According to the known art, in order to reduce metal contamination of the wafer being machined there are carried out, for example, steps of surface etching of the wafer so as to remove any possible surface contaminants, and/or machinery is used for deposition/etching free from contaminants (or after verification that the contamination due to the above contaminants is lower than a certain tolerance threshold).
A method used for detecting the presence of metal contaminants is X-ray fluorescence (XRF) spectroscopy, or total-reflection X-ray fluorescence (TR-XRF) spectroscopy. The techniques of XRF or TR-XRF analysis are non-destructive techniques that make it possible to know the composition of a specimen analysed through study of the X-ray fluorescence emitted by the atoms of the specimen following upon excitation, which is typically obtained by irradiating the specimen with high-energy X and gamma rays.
However, it is evident that an analysis by means of XRF spectroscopy is a method control, and not prevention, of contamination. In addition, the confirmation of a contamination of the wafer beyond a minimum threshold means said wafer should be discarded.
Likewise, removal of metal contaminants by etching proves to be an invasive technique, which is not always usable and does not guarantee a complete elimination of the contaminants.
FIGS. 1-7 show manufacturing steps of a known type for the formation of a generic metal or magnetic element on a semiconductor wafer.
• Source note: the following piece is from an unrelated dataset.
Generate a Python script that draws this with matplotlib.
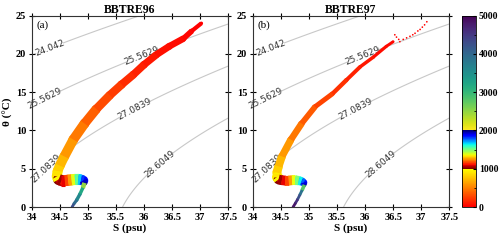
import numpy as np
import matplotlib
matplotlib.use("Agg")
import matplotlib.pyplot as plt
from matplotlib.collections import LineCollection
from matplotlib.colors import ListedColormap, Normalize
from matplotlib.cm import ScalarMappable
from matplotlib.ticker import MultipleLocator

# ---------------- data ----------------
titles = ["BBTRE96", "BBTRE97"]
panel_tags = ["(a)", "(b)"]
sigma_levels = [24.042, 25.5629, 27.0839, 28.6049]

# panel (a) profile centreline: salinity, potential temperature, depth
S96 = [37.02, 36.85, 36.70, 36.45, 36.22, 36.00, 35.81, 35.60, 35.39, 35.15,
       34.94, 34.74, 34.58, 34.50, 34.46, 34.45, 34.48, 34.53, 34.59, 34.65,
       34.71, 34.77, 34.83, 34.88, 34.92, 34.94, 34.91, 34.86, 34.80, 34.75, 34.72]
T96 = [24.0, 23.0, 22.0, 21.0, 19.9, 18.6, 17.3, 16.0, 14.6, 12.8,
       10.9, 8.8, 6.6, 5.4, 4.7, 4.0, 3.6, 3.45, 3.45, 3.5,
       3.55, 3.6, 3.6, 3.55, 3.45, 3.15, 2.5, 1.7, 0.9, 0.4, 0.0]
Z96 = [0, 15, 30, 50, 80, 110, 150, 200, 260, 330,
       420, 530, 660, 760, 840, 930, 1000, 1060, 1120, 1200,
       1300, 1450, 1600, 1750, 1880, 1980, 3000, 3400, 3800, 4100, 4400]

# panel (b) profile centreline
S97 = [36.50, 36.38, 36.15, 35.91, 35.67, 35.42, 35.11, 34.87, 34.68, 34.52,
       34.46, 34.43, 34.43, 34.46, 34.52, 34.58, 34.64, 34.70, 34.76, 34.82,
       34.87, 34.91, 34.92, 34.88, 34.84, 34.80, 34.76, 34.72]
T97 = [21.6, 21.0, 19.6, 18.3, 16.6, 14.8, 13.1, 10.9, 8.8, 6.6,
       5.3, 4.5, 3.9, 3.6, 3.5, 3.45, 3.45, 3.5, 3.5, 3.45,
       3.35, 3.2, 2.9, 2.2, 1.6, 1.0, 0.5, 0.0]
Z97 = [20, 40, 70, 110, 160, 220, 300, 400, 520, 660,
       760, 850, 940, 1000, 1060, 1120, 1200, 1300, 1420, 1560,
       1700, 1850, 1980, 3600, 4100, 4450, 4700, 4900]
# sparse near-surface samples of panel (b)
S97_sparse = [36.53, 36.56, 36.60, 36.62, 36.68, 36.74, 36.80, 36.85, 36.89, 36.94, 36.98, 37.02, 37.06, 37.10]
T97_sparse = [22.5, 22.2, 21.9, 21.6, 21.9, 22.1, 22.3, 22.5, 22.7, 23.0, 23.2, 23.5, 23.8, 24.2]
Z97_sparse = [15, 12, 11, 10, 8, 6, 5, 4, 3, 2, 2, 1, 1, 0]

# ---------------- styles ----------------
W96 = [2.5, 3.5, 4.5, 5, 5, 5.5, 5.5, 6, 6, 6.5,
       7, 7, 7, 7, 7, 7.5, 8, 8, 8, 8,
       8, 8, 8, 7.5, 7, 4, 2.5, 2.5, 2.5, 2, 2]
W97 = [2, 2.2, 2.4, 2.6, 3, 3.3, 3.8, 4.5, 5, 5.5,
       6, 6.5, 7, 7, 7, 7, 7, 7, 7, 6.5,
       6, 5, 3, 2.2, 2, 2, 2, 2]

plt.rcParams["font.family"] = ["Liberation Serif", "DejaVu Serif"]

# composite colormap: autumn 0-1000, jet_r 1000-2000, viridis_r 2000-5000
cols = np.vstack([
    plt.get_cmap("autumn")(np.linspace(0, 1, 100)),
    plt.get_cmap("jet_r")(np.linspace(0, 1, 100)),
    plt.get_cmap("viridis_r")(np.linspace(0, 1, 300)),
])
cmap = ListedColormap(cols)
norm = Normalize(0, 5000)


def sigma0(S, T):
    rw = (999.842594 + 6.793952e-2 * T - 9.095290e-3 * T**2 + 1.001685e-4 * T**3
          - 1.120083e-6 * T**4 + 6.536332e-9 * T**5)
    A = 8.24493e-1 - 4.0899e-3 * T + 7.6438e-5 * T**2 - 8.2467e-7 * T**3 + 5.3875e-9 * T**4
    B = -5.72466e-3 + 1.0227e-4 * T - 1.6546e-6 * T**2
    C = 4.8314e-4
    return rw + A * S + B * S**1.5 + C * S**2 - 1000.0


fig = plt.figure(figsize=(5.0, 2.41), dpi=100)
ax1 = fig.add_axes([0.0634, 0.141, 0.3932, 0.794])
ax2 = fig.add_axes([0.5054, 0.141, 0.3932, 0.794])
cax = fig.add_axes([0.924, 0.141, 0.028, 0.794])

Sg, Tg = np.meshgrid(np.linspace(34, 37.5, 300), np.linspace(0, 25, 300))
Dg = sigma0(Sg, Tg)
label_pos = [(34.33, 20.5), (34.25, 14.0), (35.97, 19.6), (34.27, 4.9), (35.81, 13.1), (36.12, 7.0)]

profiles = [(S96, T96, Z96, W96), (S97, T97, Z97, W97)]
for i, ax in enumerate([ax1, ax2]):
    cs = ax.contour(Sg, Tg, Dg, levels=sigma_levels, colors="#c8c8c8", linewidths=0.8, zorder=1)
    txts = ax.clabel(cs, fmt=lambda v: f"{v:g}", fontsize=6.5, manual=label_pos,
                     inline=True, inline_spacing=2)
    for t in txts:
        t.set_color("#333333")
        t.set_fontfamily("DejaVu Sans")
        t.set_clip_on(False)

    S, T, Z, W = profiles[i]
    pts = np.column_stack([S, T])
    segs = np.stack([pts[:-1], pts[1:]], axis=1)
    zmid = (np.array(Z[:-1]) + np.array(Z[1:])) / 2.0
    wmid = (np.array(W[:-1]) + np.array(W[1:])) / 2.0
    # round joins drawn as vertex discs beneath butt-capped segments
    ax.scatter(S, T, c=Z, cmap=cmap, norm=norm, s=np.array(W) ** 2,
               linewidths=0, zorder=2)
    lc = LineCollection(segs, colors=cmap(norm(zmid)), linewidths=wmid,
                        capstyle="butt", zorder=3)
    ax.add_collection(lc)
    if i == 1:
        ax.scatter(S97_sparse, T97_sparse, c=Z97_sparse, cmap=cmap, norm=norm, s=1.5,
                   linewidths=0, zorder=3)

    ax.set_xlim(34, 37.5)
    ax.set_ylim(0, 25)
    ax.set_xticks(np.arange(34, 37.51, 0.5))
    ax.set_xticklabels(["34", "34.5", "35", "35.5", "36", "36.5", "37", "37.5"])
    ax.set_yticks(np.arange(0, 26, 5))
    ax.tick_params(direction="inout", length=4, width=0.8, top=True, right=True,
                   labelsize=7.5, pad=2)
    for lab in ax.get_xticklabels() + ax.get_yticklabels():
        lab.set_fontweight("bold")
    for sp in ax.spines.values():
        sp.set_linewidth(0.8)
        sp.set_color("#333333")
    ax.set_title(titles[i], fontsize=8.5, fontweight="bold", pad=2)
    ax.set_xlabel("S (psu)", fontsize=8, fontweight="bold", labelpad=1)
    ax.text(0.025, 0.975, panel_tags[i], transform=ax.transAxes, ha="left", va="top", fontsize=8)

ax1.set_ylabel("θ (°C)", fontsize=8, fontweight="bold", labelpad=2)

cb = fig.colorbar(ScalarMappable(norm=norm, cmap=cmap), cax=cax, ticks=range(0, 5001, 1000))
cb.outline.set_linewidth(0.6)
cax.tick_params(labelsize=7, length=2, direction="in", pad=2)
cax.yaxis.set_minor_locator(MultipleLocator(500))
cax.tick_params(which="minor", length=1.5, direction="in")
for lab in cax.get_yticklabels():
    lab.set_fontweight("bold")

fig.savefig("out.png", dpi=100)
The steps of FIGS. 2-6 entail a risk of contamination of the wafer and/or of the manufacturing equipment used during said step.
With reference to FIG. 1, a wafer 10 is provided made of semiconductor material, for example silicon, comprising a substrate 1. The substrate 1 may be of a previously machined type (in a way not shown in detail in FIG. 1) and may comprise, for example, electronic devices or portions (for example, implanted regions) of electronic devices designated by way of example by the reference number 9.
Once again with reference to FIG. 1, grown on the substrate 1 is an intermediate layer 2, for example an oxide layer. The intermediate layer 2 has a thickness for example of between 0.2 μm and 2 μm.
Then, FIG. 2, deposited (for example, by sputtering) on the wafer 10, in particular on the intermediate layer 2, is a layer 3 of magnetic (in particular, ferromagnetic) material, for example nickel-iron (NiFe), cobalt-iron-boron-silicon (CoFeSiB) or else cobalt-zirconium-tantalum (CoZrTa), or other magnetic material or magnetic alloy.
The step of FIG. 2 may entail a contamination of the wafer 10 by metal ions deriving from the step of formation of the magnetic layer 3. In particular, the contamination may regard a surface portion of the intermediate layer 2, but may extend even deep into the intermediate layer 2, as far as the substrate 1.
A possible solution could include the step of providing the intermediate layer 2 with a large thickness, but this would render more complex the provision of possible deep vias through the intermediate layer 2, in addition to increasing the thickness of the wafer 10 in an undesirable way.
The contamination deriving from metal ions may jeopardize even significantly operation of the electronic devices 9 in so far as undesirable metal ions concur in modifying the characteristics of conductivity of the regions in which they are present.
Then, FIGS. 3 and 4, a step of definition of the magnetic layer 3 is carried out, via a mask 4 made of photoresist or of some other material (e.g., “hard mask”).
The step of FIG. 3, where the mask 4 is formed on the wafer 10, may entail a contamination of the equipment used to form the mask, for example, in the case of a photoresist mask 4, of the equipment for spinning the photoresist and/or for photolithography in so far as in both steps the magnetic layer 3 is at least partially exposed.
Also the step of FIG. 4, where the magnetic layer 3 is removed selectively by wet etching or dry etching, may entail a contamination of the etching equipment. The step of FIG. 4 enables definition of the magnetic layer 3 so as to provide on the wafer 10 a magnetic element 3′ having a desired shape for the specific application.
Next (FIG. 5), the mask 4 is removed. Also this step may lead to a contamination of the etching equipment owing to removal of the mask 4, in so far as the magnetic layer 3 is exposed at the end of etching of the mask 4.
Next (FIG. 6), there follow subsequent steps of manufacture of the wafer 10, for example a step of passivation of the wafer 10 to protect the exposed magnetic element 3′. In a known way, a protective layer 6 is formed on the wafer 10, in particular over the magnetic element 3′ and alongside the magnetic element 3′. Also this step exposes the equipment used for formation of the protective layer 6 to risks of metal contamination in so far as the magnetic element 3′ is exposed during the step of formation (e.g., by passivation) of the protective layer 6.
Then (FIG. 7), this is followed by further manufacturing steps, for example opening of contacts 8 through the protective layer 6, designed, for instance, to provide an electrical contact from/to the magnetic element 3′.
It is evident from the description of the steps of FIGS. 2-6 that the risks of contamination of the wafer 10 and/or of the equipment used for manufacture thereof are multiple and can be difficult to control. Detection of the contamination of the equipment leads to suspension of use thereof awaiting a thorough cleaning step, with consequent obvious disadvantages.
In fact, ferromagnetic materials generally contain iron, nickel, cobalt, and other contaminating elements, which, in some cases, may lead to the failure of the electronic components 9 integrated in the wafer 10. Consequently, the wafers should be machined using dedicated equipment after deposition of the ferromagnetic material. The more technological steps are carried out after deposition of the ferromagnetic material, the greater the number of items of equipment that are used just for machining the wafers with the magnetic sensors, and the higher the costs involved.